Antes, cuando viajar era caro y exclusivo, algunos iban a París. Luego volvían llenándose la boca de Montmartre, Notre Dame, André Breton, y las manos de llaveritos de la Torre Eiffel que pronto regalaban a los amigos recordando que ¡hey!, “yo estuve ahí”. Entonces cada comida familiar era una fiesta para los que viajaban. Sacaban el álbum e iban mostrando –entusiasmadísimos– cada uno de los monumentos en los que aparecían ellos posando. Los amigos reían, pensando por dentro “qué cabrones”, y tras una hora de fotitos se retiraban fingiendo que estaban borrachos y querían pasar a otra cosa.

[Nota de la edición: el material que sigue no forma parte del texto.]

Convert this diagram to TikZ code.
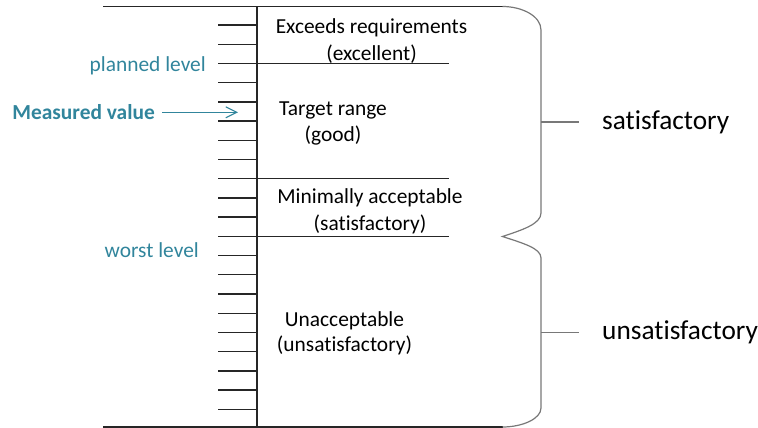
\documentclass[tikz,border=0pt]{standalone}
\usepackage{fontspec}
\setmainfont{Carlito}[Ligatures={NoCommon}]
\usetikzlibrary{arrows.meta}
\definecolor{mvblue}{RGB}{49,133,156}
\definecolor{bracegray}{RGB}{120,120,120}
\begin{document}
\begin{tikzpicture}[x=1pt,y=-1pt,
  axisline/.style={line width=1.4pt, draw=black!85},
  bracestyle/.style={line width=1.2pt, draw=bracegray},
  lbl/.style={font=\fontsize{21.4}{26.5}\selectfont, align=center, inner sep=0pt, anchor=base},
  blbl/.style={font=\fontsize{21.4}{26}\selectfont, text=mvblue, inner sep=0pt, anchor=base east},
  rlbl/.style={font=\fontsize{27.3}{32}\selectfont, inner sep=0pt, anchor=base west},
  mvarrow/.style={line width=1.1pt, draw=mvblue, -{Straight Barb[length=11pt,width=11pt]}}]
\useasboundingbox (0,0) rectangle (758,428);
% frame lines
\coordinate (tl) at (103,6.5);
\coordinate (tr) at (502.5,6.5);
\coordinate (bl) at (103,427);
\coordinate (br) at (502.5,427);
\coordinate (axtop) at (257,6.5);
\coordinate (axbot) at (257,427);
\draw[axisline] (tl) -- (tr);
\draw[axisline] (bl) -- (br);
\draw[axisline] (axtop) -- (axbot);
% ticks
\foreach \k in {0,...,20}
  \draw[axisline] (218,{25+19.215*\k}) -- (257,{25+19.215*\k});
% separators
\foreach \k in {2,8,11}
  \draw[axisline] (218,{25+19.215*\k}) -- (449,{25+19.215*\k});
% brace
\coordinate (btip) at (502.5,236.5);
\coordinate (bs) at (541,122);
\coordinate (bu) at (541,332.5);
\draw[bracestyle] (tr) .. controls (522,6.5) and (541,16) .. (541,30) -- (541,213)
  .. controls (541,224) and (522,230) .. (btip)
  .. controls (522,243) and (541,248) .. (541,258) -- (541,408)
  .. controls (541,419) and (522,427) .. (br);
% region labels (anchor = baseline of last line)
\node[lbl] (exc) at (371.5,60) {Exceeds requirements\\(excellent)};
\node[lbl] (tgt) at (333,141.5) {Target range\\(good)};
\node[lbl, font=\fontsize{21.4}{27}\selectfont] (min) at (370,230) {Minimally acceptable\\(satisfactory)};
\node[lbl, font=\fontsize{21.4}{25}\selectfont] (una) at (344.5,351.5) {Unacceptable\\(unsatisfactory)};
% blue labels
\node[blbl] (plan) at (206,71) {planned level};
\node[blbl] (worst) at (199,257) {worst level};
\node[blbl, font=\fontsize{21.4}{26}\selectfont\bfseries] (mv) at (155,119) {Measured value};
\coordinate (mvtip) at (238,112.3);
\draw[mvarrow] ([xshift=7pt]mv.east |- mvtip) -- (mvtip);
% right labels
\node[rlbl] (sat) at (602,129) {satisfactory};
\node[rlbl] (uns) at (602,339.5) {unsatisfactory};
\draw[bracestyle] (bs) -- ([xshift=-23pt]sat.west |- bs);
\draw[bracestyle] (bu) -- ([xshift=-23pt]uns.west |- bu);
\end{tikzpicture}
\end{document}
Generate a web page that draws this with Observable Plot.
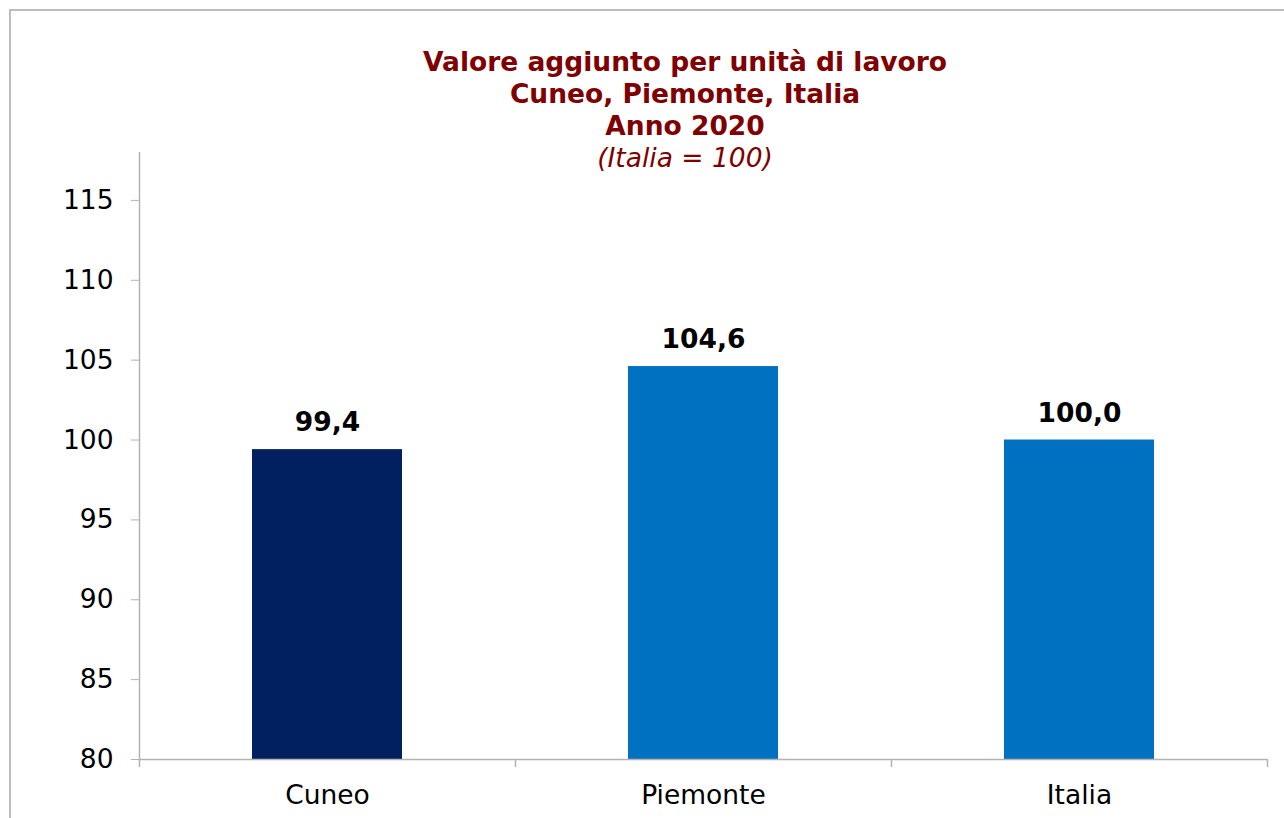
<!DOCTYPE html>
<html>
<head>
<meta charset="utf-8">
<script src="https://cdn.jsdelivr.net/npm/d3@7"></script>
<script src="https://cdn.jsdelivr.net/npm/@observablehq/plot@0.6"></script>
<style>
  html, body { margin: 0; padding: 0; background: #fff; width: 1284px; height: 818px; overflow: hidden; }
  #frame { position: absolute; left: 9px; top: 9px; width: 1400px; height: 900px; border: 2px solid #bdbdbd; box-sizing: border-box; }
  #title { position: absolute; left: 0; top: 46px; width: 1370px; text-align: center; font-family: "DejaVu Sans", Verdana, sans-serif; color: #7f0000; font-size: 26.5px; line-height: 32px; }
  #title .b { font-weight: bold; }
  #title .i { font-style: italic; }
  #chart { position: absolute; left: 0; top: 140px; }
</style>
</head>
<body>
<div id="frame"></div>
<div id="title">
  <div class="b">Valore aggiunto per unità di lavoro</div>
  <div class="b">Cuneo, Piemonte, Italia</div>
  <div class="b">Anno 2020</div>
  <div class="i">(Italia = 100)</div>
</div>
<div id="chart"></div>
<script>
const categories = ["Cuneo", "Piemonte", "Italia"];
const values = [99.4, 104.6, 100.0];
const barColors = ["#002060", "#0070C0", "#0070C0"];
const yTicks = [80, 85, 90, 95, 100, 105, 110, 115];

const data = categories.map((c, i) => ({ cat: c, value: values[i], color: barColors[i] }));

const W = 1284, H = 678;
const mL = 139, mR = 17, mT = 12, mB = 59;
const step = (W - mL - mR) / categories.length;
const gray = "#b3b3b3";
const fmt = v => v.toFixed(1).replace(".", ",");

const plot = Plot.plot({
  width: W,
  height: H,
  marginLeft: mL,
  marginRight: mR,
  marginTop: mT,
  marginBottom: mB,
  style: { background: "transparent", fontFamily: "'DejaVu Sans', Verdana, sans-serif", overflow: "visible" },
  x: { domain: categories, paddingInner: 0.6, paddingOuter: 0.3, label: null },
  y: { domain: [80, 118], label: null },
  marks: [
    Plot.barY(data, { x: "cat", y1: 80, y2: "value", fill: "color" }),
    Plot.ruleY([80], { stroke: gray, strokeWidth: 1.5 }),
    // left axis line
    Plot.ruleX([categories[0]], { x: d => d, dx: -step / 2, y1: 79.5, y2: 118, stroke: gray, strokeWidth: 1.5 }),
    // category boundary ticks
    Plot.ruleX(categories.slice(1), { x: d => d, dx: -step / 2, y1: 79.5, y2: 80, stroke: gray, strokeWidth: 1.5 }),
    Plot.ruleX([categories[categories.length - 1]], { x: d => d, dx: step / 2, y1: 79.5, y2: 80, stroke: gray, strokeWidth: 1.5 }),
    Plot.axisY({ ticks: yTicks, tickSize: 8, tickPadding: 18, stroke: gray, fontSize: 26.5, fill: "#000", tickFormat: d => d, label: null }),
    Plot.axisX({ tickSize: 0, tickPadding: 26, fontSize: 26.5, fill: "#000", label: null }),
    Plot.text(data, { x: "cat", y: "value", text: d => fmt(d.value), dy: -27, fontSize: 26.5, fontWeight: "bold", fill: "#000" })
  ]
});
document.getElementById("chart").appendChild(plot);
</script>
</body>
</html>
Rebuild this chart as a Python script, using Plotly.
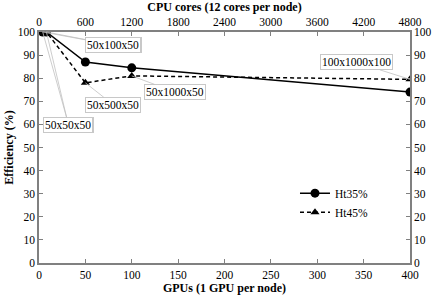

Ahora que la democracia brilla por su ausencia en todos los campos menos en el turístico, la gente viaja más, y más lejos. Los viajes no se reviven después, se reviven al momento. Si uno ha visitado el Taj Mahal, esa misma noche ya lo está reviviendo a través de sus redes sociales y sus likes. Y ese amigo que en verano solo iba del sofá a la piscina del pueblo y de la piscina del pueblo al sofá, ahora está en Tailandia.
Dicen que Tailandia es increíble. Esas playas, esos templos, la gente local, todo tan barato. Las cifras no dejan lugar a dudas. Solo en 2016, Tailandia recibió 32,6 millones de turistas, casi un 12 % más de españoles: visitaron el país 168.843 “compatriotas”. Ese país –hasta hace unos años desconocido– vive (en gran parte) del turismo, que representa un 11 % del producto interior bruto (PIB). Para que podamos comparar –eso nos gusta siempre y mucho– en Barcelona representa un 15 %.
Tailandia produce ese efecto contagio, tan propio de nuestro tiempo. Uno ve a ese influencer subiendo fotos y vídeos de ensueño, y le entran ganas de ir. Consecuencia: se pone a ahorrar. Tailandia debe de ser mágico, porque hasta ese conocido que durante el año parece un amargado, aparenta ser feliz en ese país.
De hecho, Barcelona está vacía porque todos están en Tailandia. O en Estados Unidos, otro qué tal. Las redes sociales no engañan. Clic, foto. Seguramente no estés leyendo este artículo porque estás en alguna playa paradisíaca –o monumento– y no tienes tiempo para lecturas mundanas. Por aquí todo bien: chupando asfalto, sobreviviendo a la ola de calor, esquivando turistas.
Algunos barceloneses se van, pero muchos guiris vienen. Nosotros podemos hacernos selfies en otros países, pero ellos... ¡mejor que no vengan! ¿O qué? Los turistas aquí nos molestan, nos incordian, nos invaden ese espacio que hemos tomado como “nuestro”. Criticamos sus acciones sin ser conscientes que cuando nosotros salimos de casa nos comportamos de forma parecida: Alquilamos apartamentos monos en Airbnb, bebemos sin control (algunos más que otros), andamos perdidos, nos volvemos menos cívicos y visitamos todos los puntos de interés que sugiere la guía de turno o, simplemente, Google. Vivimos en la era de la hipocresía, que decía –con lucidez– Eduardo Galeano. Basta de criticar tanto: mirémonos más.
Después de todo, que levante la mano el que no haya ido a Tailandia. Yo tampoco.